Google have also confirmed that significant changes to a website, such as a website move or URL structure change may trigger increased crawling.
To improve crawl demand, you can share your web page on social media, or frequently update the content on the page. Creating high-quality content that may attract backlinks will also help.
Factors affecting crawl budget
Google have analyzed various factors affecting the crawling budget, and subsequent indexing. Described as "low-value-add" URLs, they fall into the following categories which have been placed in order of significance (according to Google):
- Faceted navigation and session identifiers: This relates to the problem of duplicate content that may be created by URL parameters. An example of this can be seen below:
With URL parameters and session ids you can potentially have many thousands of virtually identical pages, each counting toward the crawl budget.
Not only that, the link juice, or page rank may be distributed across all these pages causing lower rankings among the pages on your website.
- On-site duplicate content: The same principle that applies to the preceding point is relevant to any duplicate content.
- Soft error pages: You can now see your soft errors from within your search console. Wasting your crawl budget on files or pages that result in an error is obviously bad.

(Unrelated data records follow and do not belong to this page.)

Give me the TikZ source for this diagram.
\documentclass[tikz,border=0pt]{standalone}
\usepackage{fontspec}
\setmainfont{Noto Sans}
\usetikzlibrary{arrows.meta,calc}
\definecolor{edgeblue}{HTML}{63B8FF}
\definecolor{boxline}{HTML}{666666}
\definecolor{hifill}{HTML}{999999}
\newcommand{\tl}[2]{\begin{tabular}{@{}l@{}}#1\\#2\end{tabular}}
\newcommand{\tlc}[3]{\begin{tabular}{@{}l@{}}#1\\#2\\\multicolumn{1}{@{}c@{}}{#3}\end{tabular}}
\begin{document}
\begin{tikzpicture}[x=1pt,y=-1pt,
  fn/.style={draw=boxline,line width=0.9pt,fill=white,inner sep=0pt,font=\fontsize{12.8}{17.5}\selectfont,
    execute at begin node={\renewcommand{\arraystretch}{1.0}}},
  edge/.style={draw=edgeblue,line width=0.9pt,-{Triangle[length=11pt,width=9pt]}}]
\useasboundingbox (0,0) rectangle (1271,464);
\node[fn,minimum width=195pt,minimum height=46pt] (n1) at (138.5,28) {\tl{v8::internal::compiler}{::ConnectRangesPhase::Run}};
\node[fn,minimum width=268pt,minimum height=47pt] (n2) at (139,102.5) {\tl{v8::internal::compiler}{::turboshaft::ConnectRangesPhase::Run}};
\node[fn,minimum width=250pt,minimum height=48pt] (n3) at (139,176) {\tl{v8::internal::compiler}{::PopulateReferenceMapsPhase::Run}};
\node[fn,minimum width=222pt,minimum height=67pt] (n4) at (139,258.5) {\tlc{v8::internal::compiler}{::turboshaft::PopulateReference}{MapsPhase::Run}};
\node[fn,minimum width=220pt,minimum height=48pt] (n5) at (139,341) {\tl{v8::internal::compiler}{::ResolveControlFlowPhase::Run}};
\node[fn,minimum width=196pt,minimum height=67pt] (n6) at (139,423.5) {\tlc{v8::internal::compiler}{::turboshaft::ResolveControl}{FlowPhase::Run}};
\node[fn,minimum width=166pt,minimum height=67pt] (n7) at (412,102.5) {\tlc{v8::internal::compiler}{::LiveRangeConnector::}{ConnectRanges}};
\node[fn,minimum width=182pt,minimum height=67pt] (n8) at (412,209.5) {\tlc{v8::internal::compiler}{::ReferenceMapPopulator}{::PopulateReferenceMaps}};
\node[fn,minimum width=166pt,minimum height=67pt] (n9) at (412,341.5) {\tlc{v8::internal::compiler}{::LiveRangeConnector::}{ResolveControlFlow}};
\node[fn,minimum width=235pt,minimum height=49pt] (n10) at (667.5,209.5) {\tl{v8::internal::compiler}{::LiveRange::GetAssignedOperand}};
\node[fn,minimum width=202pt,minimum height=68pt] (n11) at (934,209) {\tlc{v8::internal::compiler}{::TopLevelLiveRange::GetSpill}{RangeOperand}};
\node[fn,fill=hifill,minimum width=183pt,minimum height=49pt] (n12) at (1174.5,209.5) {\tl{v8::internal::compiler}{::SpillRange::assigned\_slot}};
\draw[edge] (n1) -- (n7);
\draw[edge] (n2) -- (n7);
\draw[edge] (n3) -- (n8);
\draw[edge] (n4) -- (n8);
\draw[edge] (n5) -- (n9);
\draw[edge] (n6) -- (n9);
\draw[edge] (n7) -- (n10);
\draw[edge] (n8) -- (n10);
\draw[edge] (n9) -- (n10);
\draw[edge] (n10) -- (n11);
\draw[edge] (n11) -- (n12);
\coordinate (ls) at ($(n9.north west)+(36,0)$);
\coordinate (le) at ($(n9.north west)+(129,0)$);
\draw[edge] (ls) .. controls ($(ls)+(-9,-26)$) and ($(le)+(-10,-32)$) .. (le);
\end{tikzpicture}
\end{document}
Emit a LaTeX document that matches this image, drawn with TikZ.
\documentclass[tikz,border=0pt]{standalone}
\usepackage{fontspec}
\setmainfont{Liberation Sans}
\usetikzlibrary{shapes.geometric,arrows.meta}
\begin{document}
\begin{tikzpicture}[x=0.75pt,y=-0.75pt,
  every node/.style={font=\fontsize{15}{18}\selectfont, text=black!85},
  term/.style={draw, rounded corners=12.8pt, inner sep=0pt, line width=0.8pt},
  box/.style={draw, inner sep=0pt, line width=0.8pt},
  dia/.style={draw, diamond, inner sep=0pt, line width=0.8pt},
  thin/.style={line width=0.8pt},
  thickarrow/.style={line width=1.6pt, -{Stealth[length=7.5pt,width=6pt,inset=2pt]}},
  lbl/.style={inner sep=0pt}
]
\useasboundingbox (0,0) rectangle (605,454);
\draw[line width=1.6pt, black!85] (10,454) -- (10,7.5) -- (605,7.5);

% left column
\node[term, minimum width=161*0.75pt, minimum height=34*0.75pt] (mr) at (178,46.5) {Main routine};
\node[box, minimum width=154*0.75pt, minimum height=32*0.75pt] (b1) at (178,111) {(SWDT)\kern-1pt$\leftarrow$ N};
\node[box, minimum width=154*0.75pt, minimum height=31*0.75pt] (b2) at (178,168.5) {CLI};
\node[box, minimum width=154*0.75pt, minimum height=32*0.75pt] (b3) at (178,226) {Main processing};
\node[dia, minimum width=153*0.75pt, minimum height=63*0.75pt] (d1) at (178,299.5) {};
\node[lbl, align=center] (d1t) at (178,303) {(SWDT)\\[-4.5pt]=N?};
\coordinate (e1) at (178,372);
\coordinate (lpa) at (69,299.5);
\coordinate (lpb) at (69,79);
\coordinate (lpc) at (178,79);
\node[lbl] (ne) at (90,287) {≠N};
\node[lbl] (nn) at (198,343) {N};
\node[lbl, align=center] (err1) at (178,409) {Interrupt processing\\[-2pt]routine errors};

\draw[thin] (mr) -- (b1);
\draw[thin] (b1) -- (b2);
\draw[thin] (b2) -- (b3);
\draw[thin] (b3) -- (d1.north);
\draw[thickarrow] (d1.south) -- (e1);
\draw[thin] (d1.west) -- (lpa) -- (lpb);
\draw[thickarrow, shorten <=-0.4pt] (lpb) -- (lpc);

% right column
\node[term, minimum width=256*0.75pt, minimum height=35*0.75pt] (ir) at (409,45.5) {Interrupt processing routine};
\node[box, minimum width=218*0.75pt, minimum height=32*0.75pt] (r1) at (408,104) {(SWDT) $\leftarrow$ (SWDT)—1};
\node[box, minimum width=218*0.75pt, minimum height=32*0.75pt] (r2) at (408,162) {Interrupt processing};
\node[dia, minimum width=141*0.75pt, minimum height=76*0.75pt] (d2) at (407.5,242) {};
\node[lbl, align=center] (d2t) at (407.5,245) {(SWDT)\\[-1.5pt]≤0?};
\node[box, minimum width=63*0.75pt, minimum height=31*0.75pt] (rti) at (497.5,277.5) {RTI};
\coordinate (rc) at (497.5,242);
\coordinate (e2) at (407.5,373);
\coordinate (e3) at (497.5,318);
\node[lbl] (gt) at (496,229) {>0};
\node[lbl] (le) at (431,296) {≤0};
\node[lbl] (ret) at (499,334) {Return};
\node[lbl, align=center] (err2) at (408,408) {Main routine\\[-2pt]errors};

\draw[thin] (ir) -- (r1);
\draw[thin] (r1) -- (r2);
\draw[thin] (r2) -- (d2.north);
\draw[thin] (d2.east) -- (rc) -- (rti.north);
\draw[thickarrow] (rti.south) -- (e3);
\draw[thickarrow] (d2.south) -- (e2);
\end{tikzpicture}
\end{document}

In some cases, you may find hundreds or even thousands of errors due to errors in your website configuration. An example of the search console page can be seen below, although fortunately in the following case there is just one error revealed:
- Hacked pages: One of the most common types of hacks is to either inject links into your pages (thus using your crawl budget by sending the bot away from your website) or by creating hidden pages on your website which then provide outbound links. A great article published by Google some time ago discusses this in more detail. However, an easy way to check your website is to enter your domain into the Sucuri website checker. This will check various pages on your website, and give you a result as follows:
- Infinite spaces and proxies: Imagine you have a page that contains a calendar. On that calendar, you can click on any day, or even to the previous or next month. Each of those links leads to a new page. In this situation, Googlebot will continuously find new pages as it jumps from month to month, and it is this type of situation that is referred to as an infinite space. You can read more about infinite spaces here.
- Low quality and spam content: Low quality and spam content have very little value for search engines, and in addition to risking a Panda Penalty, they also use up your crawl budget.
Google confirms that:
Wasting server resources on pages like these will drain crawl activity from pages that do actually have value, which may cause a significant delay in discovering great content on a website.
Alternate URLs, and embedded content
It can be useful to use the nofollow directive on parts of your website that does not need to be indexed, such as shopping cart pages. While this won't necessarily stop them from being crawled if you have a dofollow link elsewhere on your website linking to them, it can be a great strategy to consider and look into should you have a crawl budget problem.
Logic would suggest that thinking about your crawl budget if you have under two thousand pages is a waste of time. Technically, this is correct, but we think that even small websites will benefit from reviewing all these issues from a page rank point of view. Having a well thought out website structure, with no duplicate content, and ensuring your page rank is directed to your most important pages can be very beneficial for SEO.